EXERCISE TASK :: Return each line of the data below verbatim; pictures are to be left out.
=====
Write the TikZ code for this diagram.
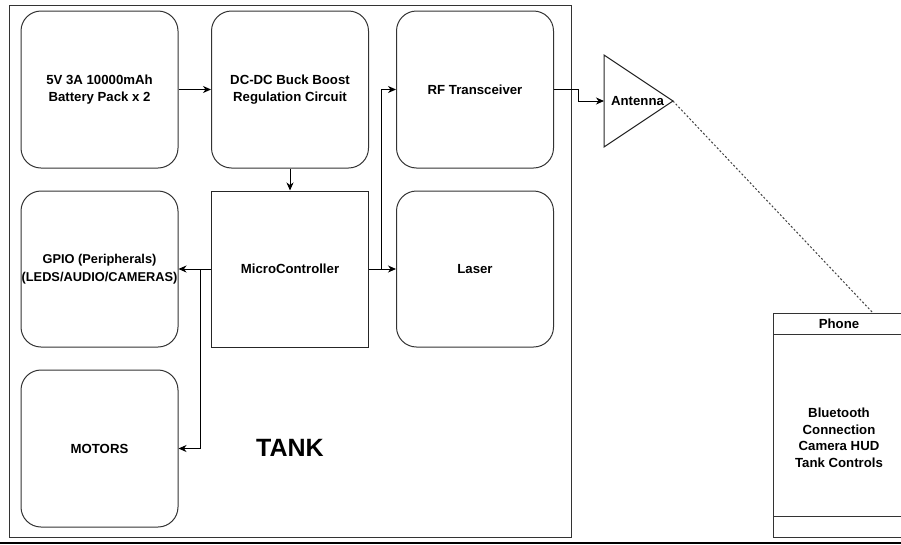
\documentclass[tikz,border=0pt]{standalone}
\usepackage{fontspec}
\setmainfont{Liberation Sans}
\usetikzlibrary{arrows.meta,calc}
\begin{document}
\begin{tikzpicture}[x=1pt,y=-1pt,
  lbl/.style={font=\bfseries\fontsize{13.2}{17.5}\selectfont, align=center, inner sep=0pt},
  rbox/.style={lbl, draw=black!80, line width=1pt, rounded corners=20pt, minimum width=157pt, minimum height=157pt},
  sbox/.style={lbl, draw=black!85, line width=1pt, minimum width=157pt, minimum height=156pt},
  arr/.style={draw=black, line width=1pt, -{Stealth[length=8pt,width=7pt,inset=2.5pt]}},
  wire/.style={draw=black, line width=1pt}
]
\useasboundingbox (0,0) rectangle (901,544);
\clip (0,0) rectangle (901,544);

% tank outline
\node[draw=black!80, line width=1pt, minimum width=562pt, minimum height=532pt, inner sep=0pt, anchor=north west] (tank) at (9,5) {};
\node[font=\bfseries\fontsize{25}{28}\selectfont, inner sep=0pt] (tanklabel) at (290,448) {TANK};

% row 1
\node[rbox] (bat)  at (99.5,89.5) {5V 3A 10000mAh\\Battery Pack x 2};
\node[rbox] (dcdc) at (290,89.5) {DC-DC Buck Boost\\Regulation Circuit};
\node[rbox] (rf)   at (475,89.5) {RF Transceiver};

% row 2
\node[rbox, minimum height=156pt, font=\bfseries\fontsize{12.8}{17.5}\selectfont] (gpio) at (99.5,269) {GPIO (Peripherals)\\(LEDS/AUDIO/CAMERAS)};
\node[sbox] (mc) at (290,269) {MicroController};
\node[rbox, minimum height=156pt] (laser) at (475,269) {Laser};

% row 3
\node[rbox] (motors) at (99.5,448.5) {MOTORS};

% antenna
\coordinate (antW) at (604,101);
\coordinate (antA) at (673,101);
\draw[draw=black!85, line width=1pt] (604,55) -- (antA) -- (604,147) -- cycle;
\node[lbl] (ant) at (637.5,101) {Antenna};

% phone
\node[draw=black!80, line width=1pt, minimum width=132pt, minimum height=224pt, inner sep=0pt, anchor=north west] (phone) at (773,313) {};
\coordinate (hdrL) at (773,334);
\coordinate (ftrL) at (773,516);
\draw[draw=black!80, line width=1pt] (hdrL) -- (hdrL -| phone.east);
\draw[draw=black!80, line width=1pt] (ftrL) -- (ftrL -| phone.east);
\node[lbl] (phonetitle) at (839,324) {Phone};
\node[lbl, font=\bfseries\fontsize{13.2}{16.5}\selectfont] (phonebody) at (839,438) {Bluetooth\\Connection\\Camera HUD\\Tank Controls};

% connectors
\draw[arr] (bat.east) -- (dcdc.west);
\draw[arr] (dcdc.south) -- (mc.north);
\draw[arr] (mc.east) -- (laser.west);
\coordinate (jr) at (381,269);
\draw[arr] (jr) |- (rf.west);
\draw[arr] (mc.west) -- (gpio.east);
\coordinate (jl) at (200,269);
\draw[arr] (jl) |- (motors.east);
\coordinate (rfk) at (578,89.5);
\draw[arr] (rf.east) -- (rfk) |- (antW);
\draw[line width=1pt, draw=black!75, dash pattern=on 2pt off 2pt] (antA) -- (phone.north west -| 873,0);

% bottom rule
\draw[line width=2pt, draw=black] (0,542.5) -- (901,542.5);
\end{tikzpicture}
\end{document}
=====
PROBLEM SOLUTION ::
Write the TikZ code for this diagram.
\documentclass[tikz,border=0pt]{standalone}
\usepackage{fontspec}
\setmainfont{Liberation Sans}
\usetikzlibrary{arrows.meta,calc}
\begin{document}
\begin{tikzpicture}[x=1pt,y=-1pt,
  lbl/.style={font=\bfseries\fontsize{13.2}{17.5}\selectfont, align=center, inner sep=0pt},
  rbox/.style={lbl, draw=black!80, line width=1pt, rounded corners=20pt, minimum width=157pt, minimum height=157pt},
  sbox/.style={lbl, draw=black!85, line width=1pt, minimum width=157pt, minimum height=156pt},
  arr/.style={draw=black, line width=1pt, -{Stealth[length=8pt,width=7pt,inset=2.5pt]}},
  wire/.style={draw=black, line width=1pt}
]
\useasboundingbox (0,0) rectangle (901,544);
\clip (0,0) rectangle (901,544);

% tank outline
\node[draw=black!80, line width=1pt, minimum width=562pt, minimum height=532pt, inner sep=0pt, anchor=north west] (tank) at (9,5) {};
\node[font=\bfseries\fontsize{25}{28}\selectfont, inner sep=0pt] (tanklabel) at (290,448) {TANK};

% row 1
\node[rbox] (bat)  at (99.5,89.5) {5V 3A 10000mAh\\Battery Pack x 2};
\node[rbox] (dcdc) at (290,89.5) {DC-DC Buck Boost\\Regulation Circuit};
\node[rbox] (rf)   at (475,89.5) {RF Transceiver};

% row 2
\node[rbox, minimum height=156pt, font=\bfseries\fontsize{12.8}{17.5}\selectfont] (gpio) at (99.5,269) {GPIO (Peripherals)\\(LEDS/AUDIO/CAMERAS)};
\node[sbox] (mc) at (290,269) {MicroController};
\node[rbox, minimum height=156pt] (laser) at (475,269) {Laser};

% row 3
\node[rbox] (motors) at (99.5,448.5) {MOTORS};

% antenna
\coordinate (antW) at (604,101);
\coordinate (antA) at (673,101);
\draw[draw=black!85, line width=1pt] (604,55) -- (antA) -- (604,147) -- cycle;
\node[lbl] (ant) at (637.5,101) {Antenna};

% phone
\node[draw=black!80, line width=1pt, minimum width=132pt, minimum height=224pt, inner sep=0pt, anchor=north west] (phone) at (773,313) {};
\coordinate (hdrL) at (773,334);
\coordinate (ftrL) at (773,516);
\draw[draw=black!80, line width=1pt] (hdrL) -- (hdrL -| phone.east);
\draw[draw=black!80, line width=1pt] (ftrL) -- (ftrL -| phone.east);
\node[lbl] (phonetitle) at (839,324) {Phone};
\node[lbl, font=\bfseries\fontsize{13.2}{16.5}\selectfont] (phonebody) at (839,438) {Bluetooth\\Connection\\Camera HUD\\Tank Controls};

% connectors
\draw[arr] (bat.east) -- (dcdc.west);
\draw[arr] (dcdc.south) -- (mc.north);
\draw[arr] (mc.east) -- (laser.west);
\coordinate (jr) at (381,269);
\draw[arr] (jr) |- (rf.west);
\draw[arr] (mc.west) -- (gpio.east);
\coordinate (jl) at (200,269);
\draw[arr] (jl) |- (motors.east);
\coordinate (rfk) at (578,89.5);
\draw[arr] (rf.east) -- (rfk) |- (antW);
\draw[line width=1pt, draw=black!75, dash pattern=on 2pt off 2pt] (antA) -- (phone.north west -| 873,0);

% bottom rule
\draw[line width=2pt, draw=black] (0,542.5) -- (901,542.5);
\end{tikzpicture}
\end{document}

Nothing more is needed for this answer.